TrainEmbMultiTask is a package for training character representation with multitask training. It is proposed for enhancing Chinese Word Segmentation task in our ACL 2017 paper Neural word segmentation with rich pretraining, while it can be extended to other task which need to build a better sub-unit representation (e.g. character representation for word segmentation; word representation for entity recognition.) through multitask training. Currently the code support training in four different tasks. The output .pmodel, .pchar, .pbichar can be loaded by RichWordSegmentor to initialize the character representation parameters and input character embedding and character bigram embedding, respectively.


It is a simple two-layer feed forward neural networks which support multitask training. All input task instances are randomly choice during training (user can configure the instance ratio of different tasks.). More details can be found in our paper.


cmake .
make JointTrainemb

Training character representation:
./JointTrainemb -l -atrain {a_train_file} -adev {a_dev_file} -btrain {b_train_file} -bdev {b_dev_file} -ctrain {c_train_file} -cdev {c_dev_file} -dtrain {d_train_file} -ddev {d_dev_file} -char {pretrained_char_embedding} -bichar {pretrained_char_bigram_embedding} -option {option_file} -model {save_to_model_file} -pmodel {save_to_representation_file}

-atrain; -btrain; -ctrain; -dtrain: training data for four task;
-adev; -bdev; -cdev; -ddev: development data for four task;
-char: pretrained character embeddding;
-bichar: pretrained charcacter bigram embedding;
-option: configure parameters on building the training structure, like the set iteration times, embedding dimension, .etc.
-model: the directory for saving whole model;
-pmodel: the directory for saving the character representation.

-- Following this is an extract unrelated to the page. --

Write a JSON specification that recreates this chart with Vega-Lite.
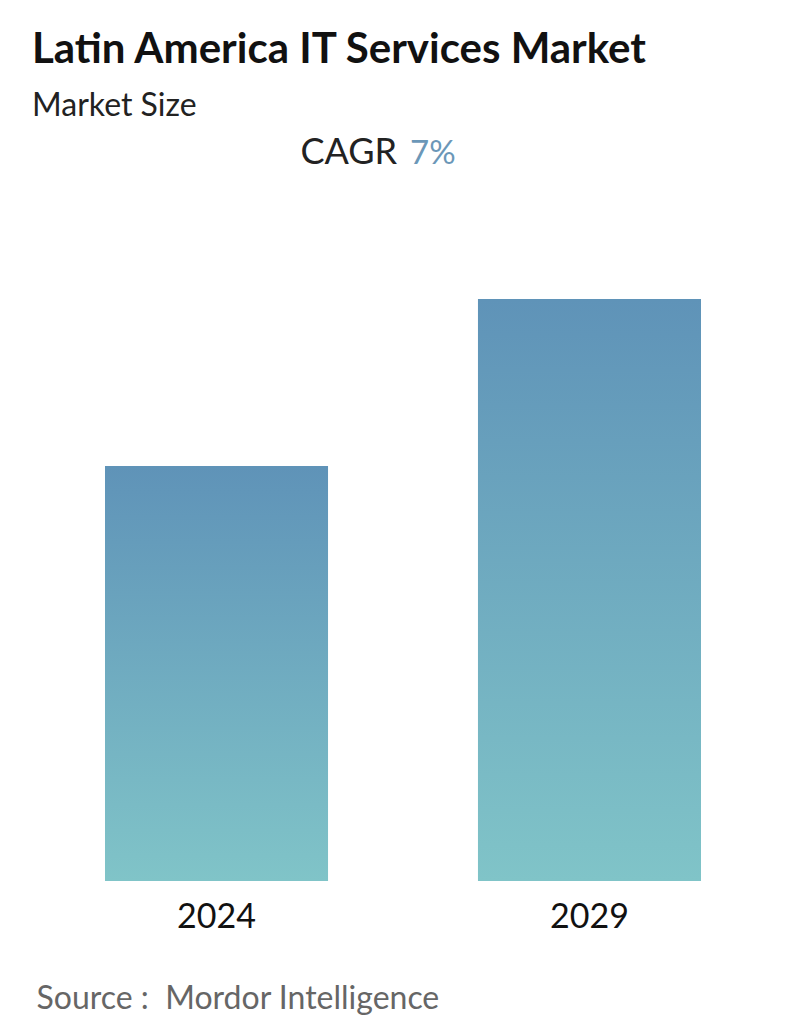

Each line contains one token and its label. A null line seperate two sentences. Take segmentation as example:

国 b-seg
务 m-seg
委 m-seg
员 e-seg
兼 s-seg
国 b-seg
务 m-seg
院 e-seg
秘 b-seg
书 m-seg
长 e-seg
罗 s-seg
干 s-seg
、 s-seg


Our code may generate may outputs, like the decoded result of development data, the whole model and the character representation pmodel and character with character bigram embeddings .pchar, .pbichar.
The .pmodel file contains parameters (weights) of input character representation network.
The .pchar file contains character embeddings after the multitask training.
The .pbichar file contains character bigram embeddings after the multitask training.
(We suggest you combine the .pchar/.pbichar embeddings with the initial input pretrained char/bichar embeddings together, i.e. if char/bichar exists in the multitask output embedding, then keep the multitask output embedding; else keep the initial input pretrain embedding. This can effectively reduce OOV and get a better performance in following tasks. To do this, use my script MergeEmb.py.)